Unconfused wrote on Dec 27, 2006 12:43 PM:This is not about the past or present troika, this is about a controversial coastal access issue that will surely be appealed to the Coastal Commission. Why does the city now want to change our local coastal plan midway thru the hotel project? A $27 million subsidy is more than enough; is the developer now getting greedy and wants more? We are supposed to get a resort hotel not more timeshares that are already being built on the lot next door. Hotel means TOT tax dollars to the city, timeshares do not. Let the Malkin project stand on its own without giving every other developer the keys to the city treasury. Don't give away the farm again.
Bigger problems wrote on Dec 27, 2006 12:52 PM:With the recent murder of yet ANOTHER OPD officer, and the fresh attention being paid to the significant gang problems in Oceanside, I'm sure the developer is getting very cold feet about building a resort here. And I can't blame them. I think this town has a lot more serious issues to worry about than this complication from a zoning change.

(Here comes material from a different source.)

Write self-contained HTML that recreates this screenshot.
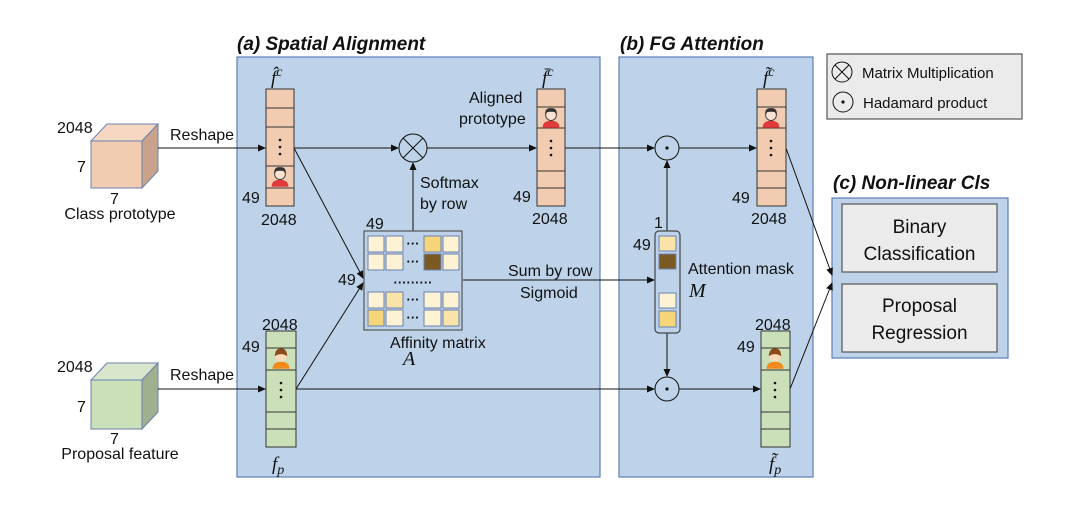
<!DOCTYPE html>
<html><head><meta charset="utf-8"><style>
html,body{margin:0;padding:0;background:#fff;}
svg{display:block;}
text{font-family:"Liberation Sans",sans-serif;fill:#111;}
.m{font-family:"Liberation Serif",serif;font-style:italic;}
</style></head><body>
<svg width="1080" height="516" viewBox="0 0 1080 516" xmlns="http://www.w3.org/2000/svg">
<defs>
<marker id="ar" markerWidth="8" markerHeight="8" refX="7" refY="4" orient="auto" markerUnits="userSpaceOnUse"><path d="M0,0.5 L8,4 L0,7.5 z" fill="#111"/></marker>
<g id="man"><path d="M-6,7 Q-6,2 0,2 Q6,2 6,7z" fill="#e03a3a"/><circle cx="0" cy="-2" r="3.8" fill="#fbe3d3" stroke="#333" stroke-width="0.8"/><path d="M-4.2,-2 Q-4.5,-7.5 0,-7 Q4.5,-7.5 4.2,-2 L3.5,-4 Q0,-5 -3.5,-4z" fill="#333"/></g>
<g id="boy"><path d="M-6,7 Q-6,2 0,2 Q6,2 6,7z" fill="#f08a1c"/><circle cx="0" cy="-2" r="4" fill="#fcd9b8"/><path d="M-4.5,-2 Q-4,-8 0,-7.5 Q4,-8 4.5,-2 Q0,-5 -4.5,-2z" fill="#8b4a1c"/></g>
</defs>

<rect x="237" y="57" width="363" height="420" fill="#bed3e9" stroke="#5b7fb5" stroke-width="1.2"/>
<rect x="619" y="57" width="194" height="420" fill="#bed3e9" stroke="#5b7fb5" stroke-width="1.2"/>
<text x="237" y="50" font-size="19" font-weight="bold" font-style="italic">(a) Spatial Alignment</text>
<text x="620" y="50" font-size="19" font-weight="bold" font-style="italic">(b) FG  Attention</text>

<rect x="827" y="54" width="195" height="65" fill="#ebebeb" stroke="#555" stroke-width="1.2"/>
<circle cx="842" cy="72" r="10" fill="none" stroke="#111" stroke-width="1"/>
<path d="M835,65 L849,79 M849,65 L835,79" stroke="#111" stroke-width="1"/>
<text x="862" y="78" font-size="15">Matrix Multiplication</text>
<circle cx="843" cy="102" r="10" fill="none" stroke="#111" stroke-width="1"/>
<circle cx="843" cy="102" r="1.6" fill="#111"/>
<text x="863" y="108" font-size="15">Hadamard product</text>

<text x="833" y="189" font-size="19" font-weight="bold" font-style="italic">(c) Non-linear Cls</text>
<rect x="832" y="198" width="176" height="160" fill="#bed3e9" stroke="#5b7fb5" stroke-width="1.2"/>
<rect x="842" y="204" width="155" height="68" fill="#ebebeb" stroke="#555" stroke-width="1.2"/>
<text x="919.5" y="233" font-size="19" text-anchor="middle">Binary</text>
<text x="919.5" y="260" font-size="19" text-anchor="middle">Classification</text>
<rect x="842" y="284" width="155" height="68" fill="#ebebeb" stroke="#555" stroke-width="1.2"/>
<text x="919.5" y="312" font-size="19" text-anchor="middle">Proposal</text>
<text x="919.5" y="339" font-size="19" text-anchor="middle">Regression</text>

<g stroke="#6b82b0" stroke-width="1">
<polygon points="91,141 107,124 158,124 142,141" fill="#f6d7c2"/>
<polygon points="142,141 158,124 158,171 142,188" fill="#c8a28a"/>
<rect x="91" y="141" width="51" height="47" fill="#f2ccb0"/>
<polygon points="91,380 107,363 158,363 142,380" fill="#d8e6cc"/>
<polygon points="142,380 158,363 158,412 142,429" fill="#9fb08e"/>
<rect x="91" y="380" width="51" height="49" fill="#cbdfb8"/>
</g>
<g font-size="16">
<text x="57" y="133">2048</text>
<text x="77" y="172">7</text>
<text x="110" y="204">7</text>
<text x="120" y="219" text-anchor="middle">Class prototype</text>
<text x="57" y="372">2048</text>
<text x="77" y="412">7</text>
<text x="110" y="444">7</text>
<text x="120" y="459" text-anchor="middle">Proposal feature</text>
<text x="170" y="140">Reshape</text>
<text x="170" y="380">Reshape</text>
</g>

<g stroke="#111" stroke-width="1" fill="none">
<line x1="158" y1="148" x2="265" y2="148" marker-end="url(#ar)"/>
<line x1="158" y1="389" x2="265" y2="389" marker-end="url(#ar)"/>
<line x1="294" y1="148" x2="398" y2="148" marker-end="url(#ar)"/>
<line x1="427" y1="148" x2="536" y2="148" marker-end="url(#ar)"/>
<line x1="413" y1="231" x2="413" y2="163" marker-end="url(#ar)"/>
<line x1="565" y1="148" x2="654" y2="148" marker-end="url(#ar)"/>
<line x1="679" y1="148" x2="756" y2="148" marker-end="url(#ar)"/>
<line x1="294" y1="148" x2="363" y2="278" marker-end="url(#ar)"/>
<line x1="296" y1="389" x2="363" y2="283" marker-end="url(#ar)"/>
<line x1="296" y1="389" x2="654" y2="389" marker-end="url(#ar)"/>
<line x1="679" y1="389" x2="760" y2="389" marker-end="url(#ar)"/>
<line x1="463" y1="280" x2="654" y2="280" marker-end="url(#ar)"/>
<line x1="667" y1="231" x2="667" y2="161" marker-end="url(#ar)"/>
<line x1="667" y1="333" x2="667" y2="376" marker-end="url(#ar)"/>
<line x1="786" y1="148" x2="832" y2="275" marker-end="url(#ar)"/>
<line x1="790" y1="389" x2="832" y2="283" marker-end="url(#ar)"/>
</g>

<circle cx="413" cy="148" r="14" fill="#bed3e9" stroke="#111" stroke-width="1"/>
<path d="M403,138 L423,158 M423,138 L403,158" stroke="#111" stroke-width="1"/>
<circle cx="667" cy="148" r="12" fill="#bed3e9" stroke="#111" stroke-width="1"/>
<circle cx="667" cy="148" r="1.6" fill="#111"/>
<circle cx="667" cy="389" r="12" fill="#bed3e9" stroke="#111" stroke-width="1"/>
<circle cx="667" cy="389" r="1.6" fill="#111"/>

<g stroke="#333" stroke-width="1">
<rect x="266" y="89" width="28" height="117" fill="#f2ccb0"/>
<path d="M266,108H294M266,127H294M266,166H294M266,188H294"/>
<rect x="537" y="89" width="28" height="117" fill="#f2ccb0"/>
<path d="M537,107H565M537,128H565M537,171H565M537,188H565"/>
<rect x="757" y="89" width="29" height="117" fill="#f2ccb0"/>
<path d="M757,107H786M757,128H786M757,171H786M757,188H786"/>
<rect x="266" y="331" width="30" height="116" fill="#cbdfb8"/>
<path d="M266,348H296M266,370H296M266,412H296M266,429H296"/>
<rect x="761" y="331" width="29" height="116" fill="#cbdfb8"/>
<path d="M761,348H790M761,370H790M761,412H790M761,429H790"/>
</g>
<g transform="translate(280,177) scale(1.4)"><path d="M-6,7 Q-6,2 0,2 Q6,2 6,7z" fill="#e03a3a"/><circle cx="0" cy="-2" r="3.8" fill="#fbe3d3" stroke="#333" stroke-width="0.6"/><path d="M-4.2,-2 Q-4.5,-7.5 0,-7 Q4.5,-7.5 4.2,-2 L3.5,-4 Q0,-5 -3.5,-4z" fill="#333"/></g>
<g transform="translate(551,118) scale(1.4)"><path d="M-6,7 Q-6,2 0,2 Q6,2 6,7z" fill="#e03a3a"/><circle cx="0" cy="-2" r="3.8" fill="#fbe3d3" stroke="#333" stroke-width="0.6"/><path d="M-4.2,-2 Q-4.5,-7.5 0,-7 Q4.5,-7.5 4.2,-2 L3.5,-4 Q0,-5 -3.5,-4z" fill="#333"/></g>
<g transform="translate(771,118) scale(1.4)"><path d="M-6,7 Q-6,2 0,2 Q6,2 6,7z" fill="#e03a3a"/><circle cx="0" cy="-2" r="3.8" fill="#fbe3d3" stroke="#333" stroke-width="0.6"/><path d="M-4.2,-2 Q-4.5,-7.5 0,-7 Q4.5,-7.5 4.2,-2 L3.5,-4 Q0,-5 -3.5,-4z" fill="#333"/></g>
<g transform="translate(281,359) scale(1.4)"><path d="M-6,7 Q-6,2 0,2 Q6,2 6,7z" fill="#f08a1c"/><circle cx="0" cy="-2" r="4" fill="#fcd9b8"/><path d="M-4.5,-2 Q-4,-8 0,-7.5 Q4,-8 4.5,-2 Q0,-5 -4.5,-2z" fill="#8b4a1c"/></g>
<g transform="translate(775,359) scale(1.4)"><path d="M-6,7 Q-6,2 0,2 Q6,2 6,7z" fill="#f08a1c"/><circle cx="0" cy="-2" r="4" fill="#fcd9b8"/><path d="M-4.5,-2 Q-4,-8 0,-7.5 Q4,-8 4.5,-2 Q0,-5 -4.5,-2z" fill="#8b4a1c"/></g>
<g fill="#111">
<circle cx="280" cy="140" r="1.3"/><circle cx="280" cy="147" r="1.3"/><circle cx="280" cy="154" r="1.3"/>
<circle cx="551" cy="141" r="1.3"/><circle cx="551" cy="148" r="1.3"/><circle cx="551" cy="155" r="1.3"/>
<circle cx="771" cy="141" r="1.3"/><circle cx="771" cy="148" r="1.3"/><circle cx="771" cy="155" r="1.3"/>
<circle cx="281" cy="383" r="1.3"/><circle cx="281" cy="390" r="1.3"/><circle cx="281" cy="397" r="1.3"/>
<circle cx="775" cy="383" r="1.3"/><circle cx="775" cy="390" r="1.3"/><circle cx="775" cy="397" r="1.3"/>
<circle cx="666" cy="277" r="1.3"/><circle cx="666" cy="283" r="1.3"/><circle cx="666" cy="289" r="1.3"/>
</g>

<rect x="364" y="231" width="98" height="99" fill="#bed3e9" stroke="#555" stroke-width="1.2"/>
<g stroke="#6b82b0" stroke-width="1">
<rect x="368" y="236" width="16" height="16" fill="#fdf2d4"/><rect x="386" y="236" width="17" height="16" fill="#fdf2d4"/>
<rect x="424" y="236" width="17" height="16" fill="#f6d479"/><rect x="443" y="236" width="16" height="16" fill="#fdf2d4"/>
<rect x="368" y="254" width="16" height="16" fill="#fdf2d4"/><rect x="386" y="254" width="17" height="16" fill="#fdf2d4"/>
<rect x="424" y="254" width="17" height="16" fill="#7a5a22"/><rect x="443" y="254" width="16" height="16" fill="#fdf2d4"/>
<rect x="368" y="292" width="16" height="16" fill="#fdf2d4"/><rect x="386" y="292" width="17" height="16" fill="#fae3a8"/>
<rect x="424" y="292" width="17" height="16" fill="#fdf2d4"/><rect x="443" y="292" width="16" height="16" fill="#fdf2d4"/>
<rect x="368" y="310" width="16" height="16" fill="#f6d479"/><rect x="386" y="310" width="17" height="16" fill="#fdf2d4"/>
<rect x="424" y="310" width="17" height="16" fill="#fdf2d4"/><rect x="443" y="310" width="16" height="16" fill="#fae3a8"/>
</g>
<text x="413" y="248" font-size="13" font-weight="bold" text-anchor="middle">···</text>
<text x="413" y="266" font-size="13" font-weight="bold" text-anchor="middle">···</text>
<text x="413" y="287" font-size="13" font-weight="bold" text-anchor="middle">·········</text>
<text x="413" y="304" font-size="13" font-weight="bold" text-anchor="middle">···</text>
<text x="413" y="322" font-size="13" font-weight="bold" text-anchor="middle">···</text>

<rect x="655" y="231" width="25" height="102" rx="4" fill="#bed3e9" stroke="#444" stroke-width="1.2"/>
<g stroke="#6b82b0" stroke-width="1">
<rect x="659" y="236" width="17" height="15" fill="#fae3a8"/>
<rect x="659" y="254" width="17" height="15" fill="#7a5a22"/>
<rect x="659" y="293" width="17" height="15" fill="#fdf2d4"/>
<rect x="659" y="311" width="17" height="16" fill="#f6d479"/>
</g>

<text x="271" y="84" font-size="19" class="m">f̂<tspan font-size="14" dy="-8">c</tspan></text>
<text x="542" y="84" font-size="19" class="m">f̄<tspan font-size="14" dy="-8">c</tspan></text>
<text x="763" y="84" font-size="19" class="m">f̃<tspan font-size="14" dy="-8">c</tspan></text>
<text x="272" y="470" font-size="19" class="m">f<tspan font-size="14" dy="4">p</tspan></text>
<text x="769" y="470" font-size="19" class="m">f̃<tspan font-size="14" dy="4">p</tspan></text>
<text x="403" y="365" font-size="20" class="m">A</text>
<text x="689" y="297" font-size="20" class="m">M</text>
<g font-size="16">
<text x="242" y="203">49</text>
<text x="261" y="225">2048</text>
<text x="513" y="202">49</text>
<text x="532" y="224">2048</text>
<text x="732" y="203">49</text>
<text x="751" y="224">2048</text>
<text x="242" y="352">49</text>
<text x="262" y="330">2048</text>
<text x="737" y="352">49</text>
<text x="755" y="330">2048</text>
<text x="366" y="229">49</text>
<text x="338" y="285">49</text>
<text x="654" y="228">1</text>
<text x="633" y="250">49</text>
<text x="469" y="103">Aligned</text>
<text x="459" y="124">prototype</text>
<text x="420" y="188">Softmax</text>
<text x="420" y="209">by row</text>
<text x="508" y="276">Sum by row</text>
<text x="520" y="298">Sigmoid</text>
<text x="390" y="348">Affinity matrix</text>
<text x="688" y="274">Attention mask</text>
</g>
</svg>
</body></html>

Adam wrote on Dec 27, 2006 3:43 PM:I heard it was not safe to visit Oceanside. Sort of like visiting Tijuana right now.
Randy wrote on Dec 28, 2006 8:34 AM:The 82 unit proposed timeshare project in the southwestern corner next to Carlsbad is not asking for any subsidy from the city!
o'sider wrote on Dec 28, 2006 8:41 AM:Not safe to visit O'side? Holy cow, if we use the criteria of some of these bloggers, we should not visit ANY major resort. Our recent murder was a tragedy, by any measure. That does NOT mean O'side is unsafe. I hope the new troika does heed the safety issues of our community, but since they ran by demonizing public safety employees and first responders, it will be interesting to see them eat crow. And to unconfused, yes, tis is all about the new troika and their mad rush to change anything and everything started or accomplished by previous councils. Timeshares may not mean TOT but they do mean people staying in Oceanside for more than an overnight, and that means money into Oceanside.
Call me stupid wrote on Dec 29, 2006 9:09 AM:but why would timeshares be controversial with any reasonable public agency? Oh, that's right, we're dealing with the Coastal Commission. I think the NC Times has it right, whether it's a timeshare or a typical hotel room, the public access issue is a red herring. No surprise then that the environmentalists have latched on to it. Public access is what the actual beach is for, not private property in the coastal zone.